CAT Palau holds Change of Charge ceremony
Dignitaries, high chiefs, the Bilung-Gloria Salii of Koror, and dozens of Palauan well-wishers filled the confines of the Ngarachamayong Cultural Center to bid farewell to the U.S. Air Force 36th Civil Engineer Squadron airmen of Civic Action Team (CAT) Palau 36-03 Feb. 15.
During the change of charge ceremony, CAT 36-03 was relieved by Seabees from Naval Mobile Construction Battalion (NMCB) 133 CAT 133-28.
Air Force 2nd Lt. Colin Quitta, Civic Action Team (CAT) Palau 36-03 officer-in-charge, right, salutes Navy Capt. Steve Stasick, commodore of the 30th Naval Construction Regiment, as he is relieved by Army Capt. Brendan Condron during a change of charge ceremony, Feb. 15. U.S. Navy photo by
Chief Mass Communication Specialist Matthew R. White
"The U.S. Embassy is proud to have the CAT team as an integral part of our mission," said U.S. Ambassador to Palau the Honorable Amy Hyatt. "They are a wonderful symbol of our country, our people and our values. The important work they do enhances our bilateral relationship and makes vital contributions to the people of Palau."

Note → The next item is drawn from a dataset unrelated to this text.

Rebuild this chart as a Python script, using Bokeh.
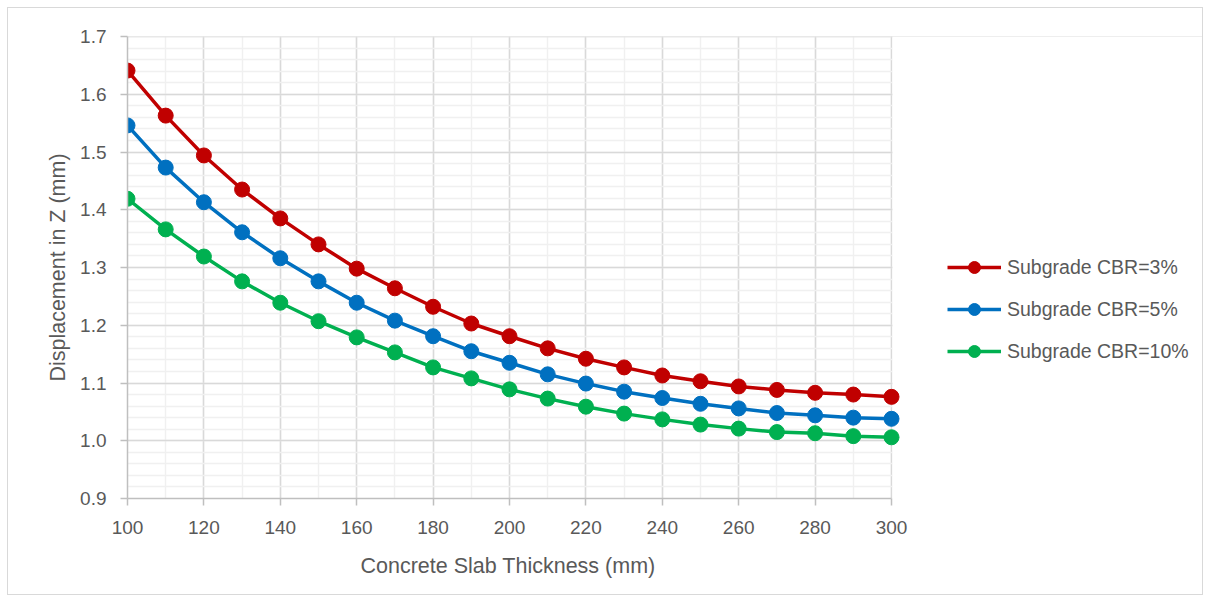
from bokeh.plotting import figure
from bokeh.models import (ColumnDataSource, Legend, LegendItem, Range1d, BoxAnnotation,
                          SingleIntervalTicker, PrintfTickFormatter, Title)
from bokeh.embed import file_html
from bokeh.resources import INLINE

thickness = [100, 110, 120, 130, 140, 150, 160, 170, 180, 190, 200,
             210, 220, 230, 240, 250, 260, 270, 280, 290, 300]
cbr3 = [1.641, 1.563, 1.494, 1.435, 1.385, 1.340, 1.298, 1.264, 1.232, 1.203, 1.181,
        1.160, 1.142, 1.127, 1.113, 1.103, 1.094, 1.088, 1.083, 1.080, 1.076]
cbr5 = [1.546, 1.473, 1.413, 1.361, 1.316, 1.276, 1.239, 1.208, 1.181, 1.155, 1.135,
        1.115, 1.099, 1.085, 1.074, 1.064, 1.056, 1.048, 1.044, 1.040, 1.038]
cbr10 = [1.419, 1.366, 1.319, 1.276, 1.239, 1.207, 1.179, 1.153, 1.127, 1.108, 1.089,
         1.073, 1.059, 1.047, 1.037, 1.028, 1.021, 1.015, 1.013, 1.008, 1.006]
series_names = ["Subgrade CBR=3%", "Subgrade CBR=5%", "Subgrade CBR=10%"]
colors = ["#C00000", "#0070C0", "#00B050"]
x_title = "Concrete Slab Thickness (mm)"
y_title = "Displacement in Z (mm)"

FONT = "Liberation Sans"
TXT = "#595959"

X0, X1 = 100, 300
FRAME_W_DATA = 764          # pixel width of the data area (100..300)
LEFT, WIDTH = 119, 1196
x_end = X0 + (WIDTH - LEFT) * (X1 - X0) / FRAME_W_DATA

p = figure(width=WIDTH, height=588, output_backend="svg", toolbar_location=None,
           x_range=Range1d(X0, x_end), y_range=Range1d(0.9, 1.7 + 1e-9),
           min_border_left=LEFT, min_border_top=28, min_border_bottom=98,
           min_border_right=0)
p.styles = {"border": "1px solid #d9d9d9", "margin-left": "7px", "margin-top": "7px"}
p.outline_line_color = None
p.background_fill_color = "white"

p.xaxis.ticker = SingleIntervalTicker(interval=20, num_minor_ticks=2)
p.yaxis.ticker = SingleIntervalTicker(interval=0.1, num_minor_ticks=5)
p.yaxis.formatter = PrintfTickFormatter(format="%.1f")
p.xaxis.bounds = (X0, X1)
p.xgrid.bounds = (X0, X1)

for ax in (p.xaxis, p.yaxis):
    ax.axis_line_color = "#bfbfbf"
    ax.axis_line_width = 1.5
    ax.major_tick_line_color = "#bfbfbf"
    ax.major_tick_line_width = 1.5
    ax.major_tick_in = 0
    ax.major_tick_out = 7
    ax.minor_tick_line_color = None
    ax.major_label_text_font = FONT
    ax.major_label_text_font_size = "19px"
    ax.major_label_text_color = TXT
    ax.axis_label_text_font = FONT
    ax.axis_label_text_font_size = "21.5px"
    ax.axis_label_text_font_style = "normal"
    ax.axis_label_text_color = TXT

p.yaxis.axis_label = y_title
p.xaxis.major_label_standoff = 15
p.yaxis.major_label_standoff = 14
p.yaxis.axis_label_standoff = 7

# x-axis title centred under the data area (100..300)
xt = Title(text=x_title, align="left", offset=233, standoff=31,
           text_font=FONT, text_font_size="21.5px", text_font_style="normal",
           text_color=TXT)
p.add_layout(xt, "below")

for g in (p.xgrid, p.ygrid):
    g.grid_line_color = "#d9d9d9"
    g.grid_line_width = 1.5
    g.minor_grid_line_color = "#f0f0f0"
    g.minor_grid_line_width = 1.5

# blank out the grid to the right of the data area (legend zone)
p.add_layout(BoxAnnotation(left=X1 + 0.25, fill_color="white", fill_alpha=1,
                           line_alpha=0, level="underlay"))

src = ColumnDataSource(dict(x=thickness, a=cbr3, b=cbr5, c=cbr10))
items = []
for col, name, color in zip(["a", "b", "c"], series_names, colors):
    l = p.line("x", col, source=src, line_color=color, line_width=3.5)
    s = p.scatter("x", col, source=src, size=15, fill_color=color, line_color=color)
    items.append(LegendItem(label=name, renderers=[l, s]))

legend = Legend(items=items, location=(820, 132), orientation="vertical",
                glyph_width=54, glyph_height=30, label_height=30, spacing=12,
                label_standoff=6, padding=0, margin=0,
                border_line_color=None, background_fill_alpha=0,
                label_text_font=FONT, label_text_font_size="19.5px",
                label_text_color=TXT)
p.add_layout(legend, "center")

open("out.html", "w").write(file_html(p, INLINE))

During CAT 36-03's six-month deployment in Palau, they accomplished many construction feats, but the airmen cherished the relationships they built with the citizens most of all.
"From random barbecues and family-style meals on the beach, to being invited to a neighbor's very first open house and enjoying the moment with their relatives, you have never failed to make all of us feel like family and that we belong here," said 2nd Lt. Colin Quitta, CAT 36-03 officer-in-charge.
The Airmen completed many more tangible projects as well, including the Palau Visitor's Authority renovation and the Maris Stella Playground. They also trained 10 apprentices in a variety of trades related to the construction field with two apprentices graduating from the program during the change of charge ceremony. The CAT medical program completed school screenings at nearly every school in Palau. The airmen of 36-03 didn't slow down when the construction efforts were done for the day, either. They engaged the community with their House of Pain fitness program, basketball tournaments, swim lessons, and a weekly radio show.
"They demonstrate creativity and tenacity every day to overcome challenges and get the job done," Hyatt said. "It's that warmth and Can Do spirit that we celebrate today. America's greatest strength is not the example of our power but the power of our example."
The CAT mission carries on the long-standing friendship between the people of Palau and the U.S. military.
"The relationship between our two nations in important now more than ever as we work to maintain a free and open Indo-Pacific and ensure our economic sea lanes are secure," said Navy Capt. Steve Stasick, commodore of the 30th Naval Construction Regiment. "Without the support of Palau's government and local community, we would not be able to fulfill our promise to protect and safeguard Micronesia, a commitment that was established when the U.S. came ashore on Peleliu during World War II."
The Seabees of CAT 133-28 are motivated to add their fingerprints to the friendship between the U.S. and Palau.
"The community could not have been more supportive while we were getting our feet under us here in your beautiful country," said Army Capt. Brendan Condron, CAT 133-28 officer-in-charge. "I'm looking forward to working hand in hand with all of you as we continue the legacy of over 80 civic action teams
The Civic Action Team Palau provides construction support to the host nation, assists and trains apprentices with general engineering skills, facilitates a medical outreach program and conducts community service projects. CAT Palau is an integral part of the U.S. mission to assist and support the development of the Republic of Palau through the Compact of Free Association between the two nations. 2019 marks the 50th anniversary of the CAT mission in Palau.